[start of SUPPLIED INFORMATION]
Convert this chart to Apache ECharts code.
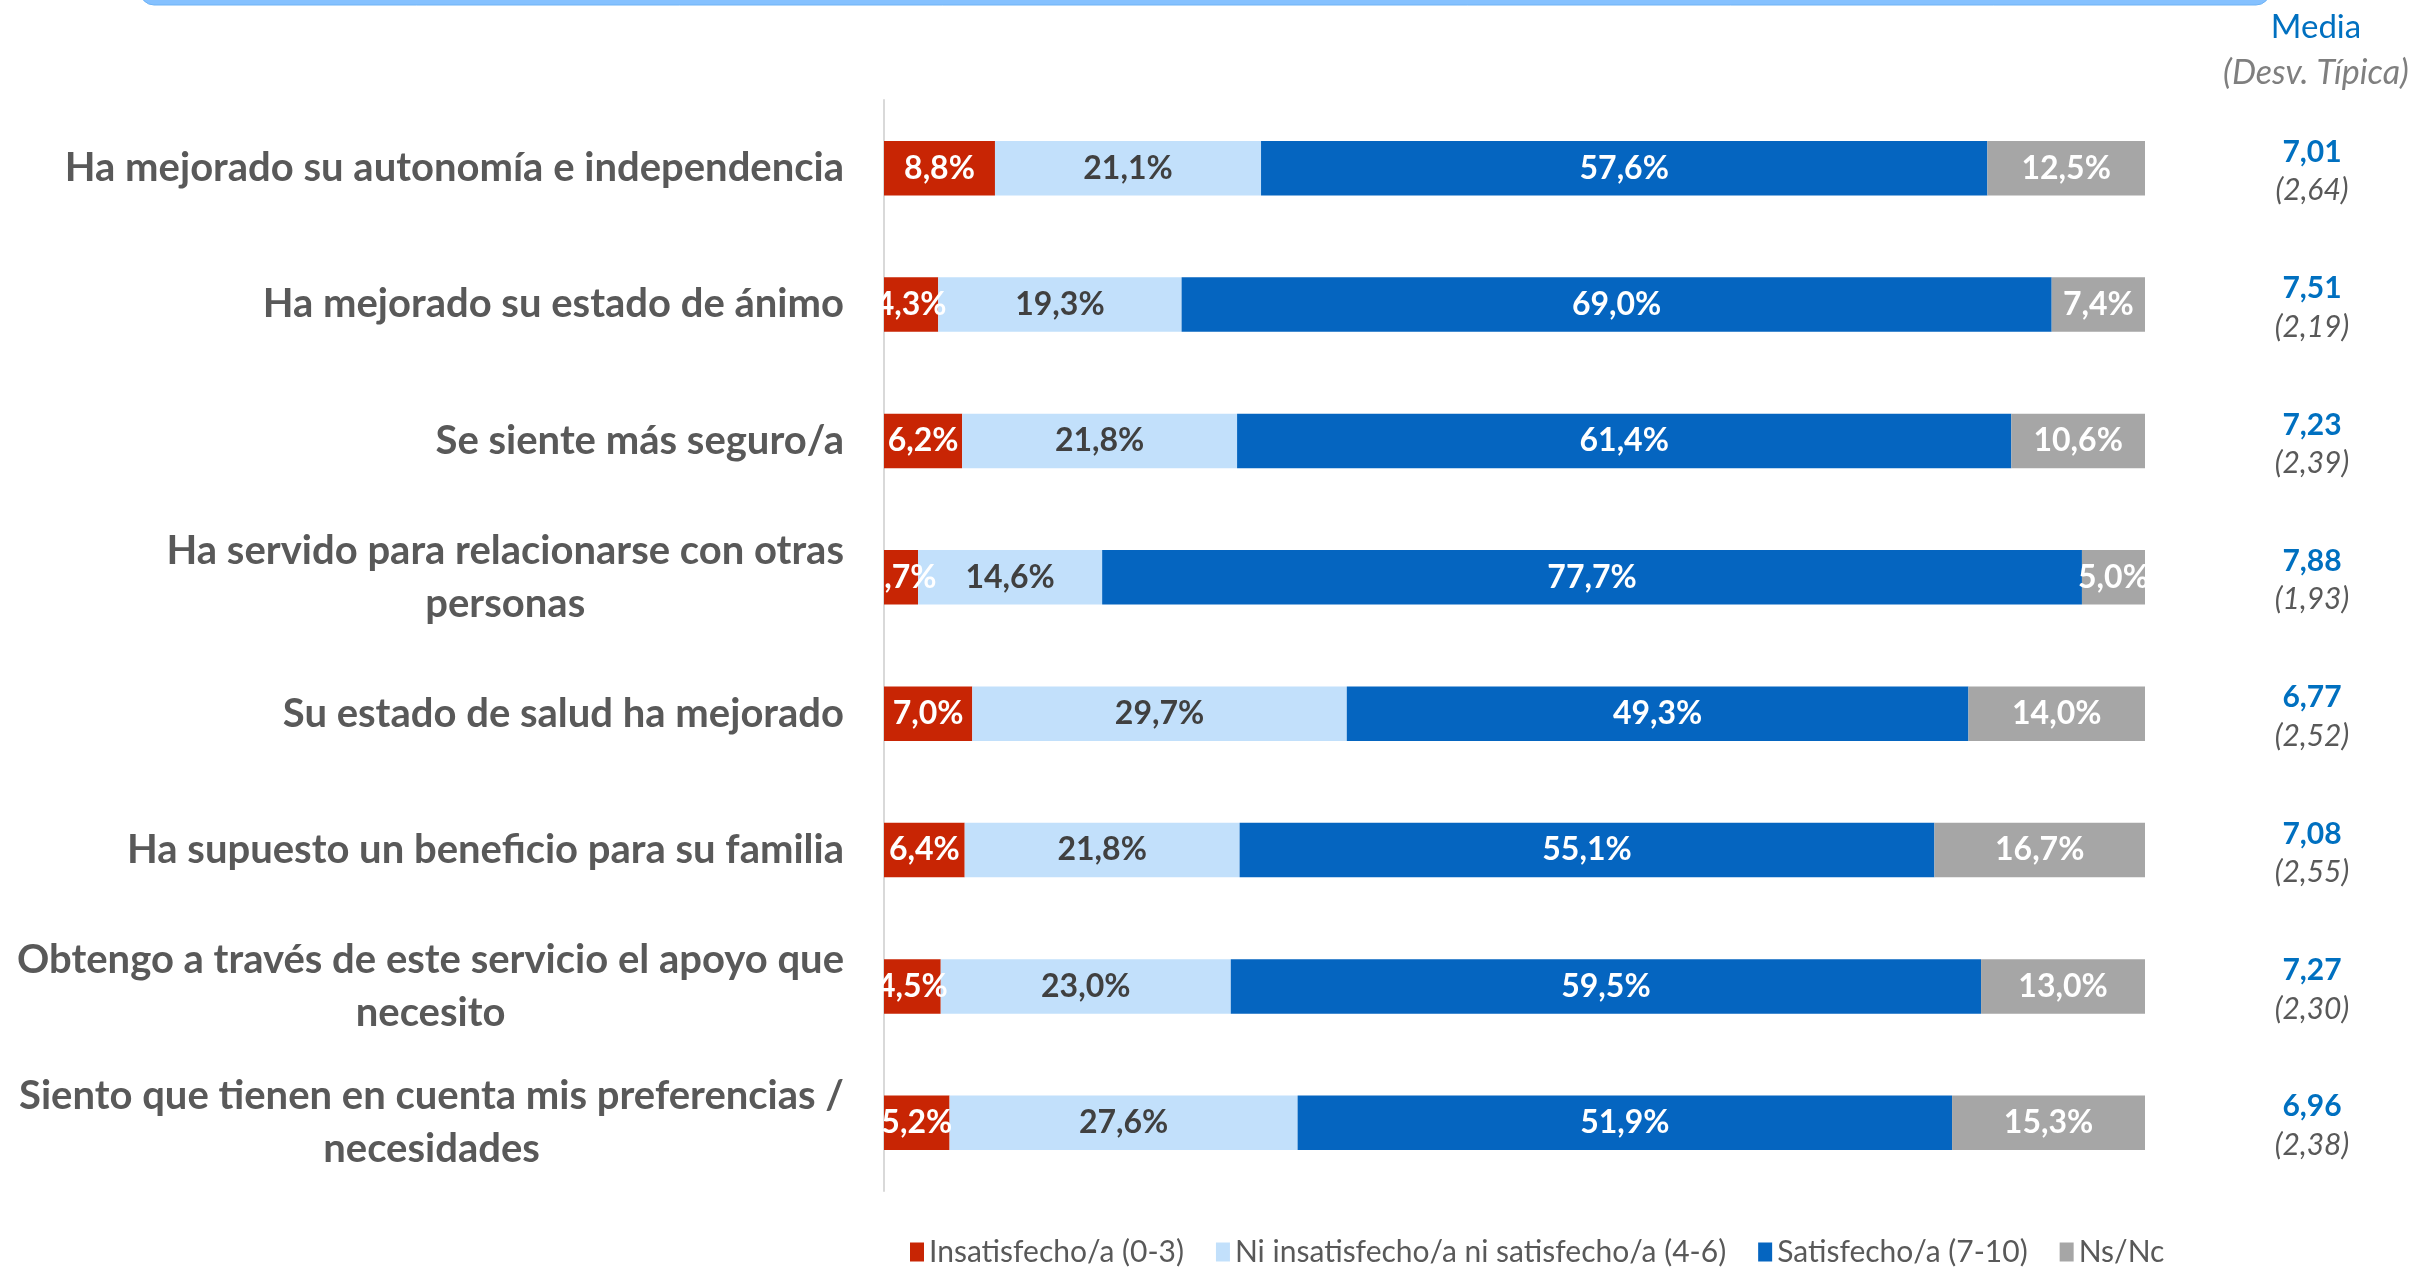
<!DOCTYPE html>
<html>
<head>
<meta charset="utf-8">
<script src="https://cdn.jsdelivr.net/npm/echarts@6/dist/echarts.min.js"></script>
<style>
  html, body { margin: 0; padding: 0; background: #fff; }
  #chart { width: 2433px; height: 1270px; }
</style>
</head>
<body>
<div id="chart"></div>
<script>
// categorías (de arriba a abajo)
var categories = [
    'Ha mejorado su autonomía e independencia',
    'Ha mejorado su estado de ánimo',
    'Se siente más seguro/a',
    'Ha servido para relacionarse con otras\npersonas',
    'Su estado de salud ha mejorado',
    'Ha supuesto un beneficio para su familia',
    'Obtengo a través de este servicio el apoyo que\nnecesito',
    'Siento que tienen en cuenta mis preferencias /\nnecesidades'
];
var seriesNames = ['Insatisfecho/a (0-3)', 'Ni insatisfecho/a ni satisfecho/a (4-6)', 'Satisfecho/a (7-10)', 'Ns/Nc'];
var insatisfecho = [8.8, 4.3, 6.2, 2.7, 7.0, 6.4, 4.5, 5.2];
var neutro       = [21.1, 19.3, 21.8, 14.6, 29.7, 21.8, 23.0, 27.6];
var satisfecho   = [57.6, 69.0, 61.4, 77.7, 49.3, 55.1, 59.5, 51.9];
var nsnc         = [12.5, 7.4, 10.6, 5.0, 14.0, 16.7, 13.0, 15.3];
var media        = [7.01, 7.51, 7.23, 7.88, 6.77, 7.08, 7.27, 6.96];
var desv         = [2.64, 2.19, 2.39, 1.93, 2.52, 2.55, 2.30, 2.38];

var colores = ['#C82504', '#C2E0FB', '#0565C0', '#A6A6A6'];
var coloresLabel = ['#ffffff', '#404040', '#ffffff', '#ffffff'];
var fuente = 'Lato';

function coma(v, d) {
    return v.toFixed(d).replace('.', ',');
}

var datos = [insatisfecho, neutro, satisfecho, nsnc];
var series = datos.map(function (d, i) {
    return {
        name: seriesNames[i],
        type: 'bar',
        stack: 'total',
        barWidth: '40%',
        itemStyle: { color: colores[i] },
        label: {
            show: true,
            position: 'inside',
            color: coloresLabel[i],
            fontFamily: fuente,
            fontWeight: 'bold',
            fontSize: 32,
            formatter: function (p) { return coma(p.value, 1) + '%'; }
        },
        data: d
    };
});

var chart = echarts.init(document.getElementById('chart'));
chart.setOption({
    animation: false,
    title: [
        {
            text: 'Media', left: 2311, top: 6, textAlign: 'center',
            textStyle: { color: '#0070C0', fontFamily: fuente, fontWeight: 'normal', fontSize: 33 }
        },
        {
            text: '(Desv. Típica)', left: 2311, top: 51, textAlign: 'center',
            textStyle: { color: '#7F7F7F', fontFamily: fuente, fontStyle: 'italic', fontWeight: 'normal', fontSize: 34 }
        }
    ],
    graphic: [{
        type: 'rect',
        shape: { x: 140, y: -24, width: 2130, height: 29, r: 14 },
        style: { fill: '#85C1FF', stroke: '#6FB3F5', lineWidth: 1 }
    }],
    legend: {
        data: seriesNames,
        left: 905,
        top: 1232,
        icon: 'rect',
        itemWidth: 14,
        itemHeight: 19,
        itemGap: 32,
        textStyle: { color: '#595959', fontFamily: fuente, fontSize: 30 }
    },
    grid: { left: 884, right: 288, top: 100, bottom: 79 },
    xAxis: { type: 'value', min: 0, max: 100, show: false },
    yAxis: [
        {
            type: 'category',
            data: categories,
            inverse: true,
            axisLine: { show: true, lineStyle: { color: '#D9D9D9', width: 2 } },
            axisTick: { show: false },
            axisLabel: {
                margin: 40,
                align: 'right',
                formatter: function (v) {
                    return v.split('\n').map(function (l) { return '{c|' + l + '}'; }).join('\n');
                },
                rich: {
                    c: { align: 'center', color: '#595959', fontFamily: fuente, fontWeight: 'bold', fontSize: 40, lineHeight: 53 }
                }
            }
        },
        {
            type: 'category',
            data: categories,
            inverse: true,
            position: 'right',
            axisLine: { show: false },
            axisTick: { show: false },
            axisLabel: {
                margin: 167,
                align: 'center',
                formatter: function (v, i) {
                    return '{m|' + coma(media[i], 2) + '}\n{s|(' + coma(desv[i], 2) + ')}';
                },
                rich: {
                    m: { color: '#0070C0', fontFamily: fuente, fontWeight: 'bold', fontSize: 30, lineHeight: 45, align: 'center' },
                    s: { color: '#595959', fontFamily: fuente, fontStyle: 'italic', fontSize: 30, lineHeight: 32, align: 'center' }
                }
            }
        }
    ],
    series: series
});
</script>
</body>
</html>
[end of SUPPLIED INFORMATION]
YOUR TASK :: Leave the pictures out and copy the rest of the data exactly.

COMPLETED TASK ::
Convert this chart to Apache ECharts code.
<!DOCTYPE html>
<html>
<head>
<meta charset="utf-8">
<script src="https://cdn.jsdelivr.net/npm/echarts@6/dist/echarts.min.js"></script>
<style>
  html, body { margin: 0; padding: 0; background: #fff; }
  #chart { width: 2433px; height: 1270px; }
</style>
</head>
<body>
<div id="chart"></div>
<script>
// categorías (de arriba a abajo)
var categories = [
    'Ha mejorado su autonomía e independencia',
    'Ha mejorado su estado de ánimo',
    'Se siente más seguro/a',
    'Ha servido para relacionarse con otras\npersonas',
    'Su estado de salud ha mejorado',
    'Ha supuesto un beneficio para su familia',
    'Obtengo a través de este servicio el apoyo que\nnecesito',
    'Siento que tienen en cuenta mis preferencias /\nnecesidades'
];
var seriesNames = ['Insatisfecho/a (0-3)', 'Ni insatisfecho/a ni satisfecho/a (4-6)', 'Satisfecho/a (7-10)', 'Ns/Nc'];
var insatisfecho = [8.8, 4.3, 6.2, 2.7, 7.0, 6.4, 4.5, 5.2];
var neutro       = [21.1, 19.3, 21.8, 14.6, 29.7, 21.8, 23.0, 27.6];
var satisfecho   = [57.6, 69.0, 61.4, 77.7, 49.3, 55.1, 59.5, 51.9];
var nsnc         = [12.5, 7.4, 10.6, 5.0, 14.0, 16.7, 13.0, 15.3];
var media        = [7.01, 7.51, 7.23, 7.88, 6.77, 7.08, 7.27, 6.96];
var desv         = [2.64, 2.19, 2.39, 1.93, 2.52, 2.55, 2.30, 2.38];

var colores = ['#C82504', '#C2E0FB', '#0565C0', '#A6A6A6'];
var coloresLabel = ['#ffffff', '#404040', '#ffffff', '#ffffff'];
var fuente = 'Lato';

function coma(v, d) {
    return v.toFixed(d).replace('.', ',');
}

var datos = [insatisfecho, neutro, satisfecho, nsnc];
var series = datos.map(function (d, i) {
    return {
        name: seriesNames[i],
        type: 'bar',
        stack: 'total',
        barWidth: '40%',
        itemStyle: { color: colores[i] },
        label: {
            show: true,
            position: 'inside',
            color: coloresLabel[i],
            fontFamily: fuente,
            fontWeight: 'bold',
            fontSize: 32,
            formatter: function (p) { return coma(p.value, 1) + '%'; }
        },
        data: d
    };
});

var chart = echarts.init(document.getElementById('chart'));
chart.setOption({
    animation: false,
    title: [
        {
            text: 'Media', left: 2311, top: 6, textAlign: 'center',
            textStyle: { color: '#0070C0', fontFamily: fuente, fontWeight: 'normal', fontSize: 33 }
        },
        {
            text: '(Desv. Típica)', left: 2311, top: 51, textAlign: 'center',
            textStyle: { color: '#7F7F7F', fontFamily: fuente, fontStyle: 'italic', fontWeight: 'normal', fontSize: 34 }
        }
    ],
    graphic: [{
        type: 'rect',
        shape: { x: 140, y: -24, width: 2130, height: 29, r: 14 },
        style: { fill: '#85C1FF', stroke: '#6FB3F5', lineWidth: 1 }
    }],
    legend: {
        data: seriesNames,
        left: 905,
        top: 1232,
        icon: 'rect',
        itemWidth: 14,
        itemHeight: 19,
        itemGap: 32,
        textStyle: { color: '#595959', fontFamily: fuente, fontSize: 30 }
    },
    grid: { left: 884, right: 288, top: 100, bottom: 79 },
    xAxis: { type: 'value', min: 0, max: 100, show: false },
    yAxis: [
        {
            type: 'category',
            data: categories,
            inverse: true,
            axisLine: { show: true, lineStyle: { color: '#D9D9D9', width: 2 } },
            axisTick: { show: false },
            axisLabel: {
                margin: 40,
                align: 'right',
                formatter: function (v) {
                    return v.split('\n').map(function (l) { return '{c|' + l + '}'; }).join('\n');
                },
                rich: {
                    c: { align: 'center', color: '#595959', fontFamily: fuente, fontWeight: 'bold', fontSize: 40, lineHeight: 53 }
                }
            }
        },
        {
            type: 'category',
            data: categories,
            inverse: true,
            position: 'right',
            axisLine: { show: false },
            axisTick: { show: false },
            axisLabel: {
                margin: 167,
                align: 'center',
                formatter: function (v, i) {
                    return '{m|' + coma(media[i], 2) + '}\n{s|(' + coma(desv[i], 2) + ')}';
                },
                rich: {
                    m: { color: '#0070C0', fontFamily: fuente, fontWeight: 'bold', fontSize: 30, lineHeight: 45, align: 'center' },
                    s: { color: '#595959', fontFamily: fuente, fontStyle: 'italic', fontSize: 30, lineHeight: 32, align: 'center' }
                }
            }
        }
    ],
    series: series
});
</script>
</body>
</html>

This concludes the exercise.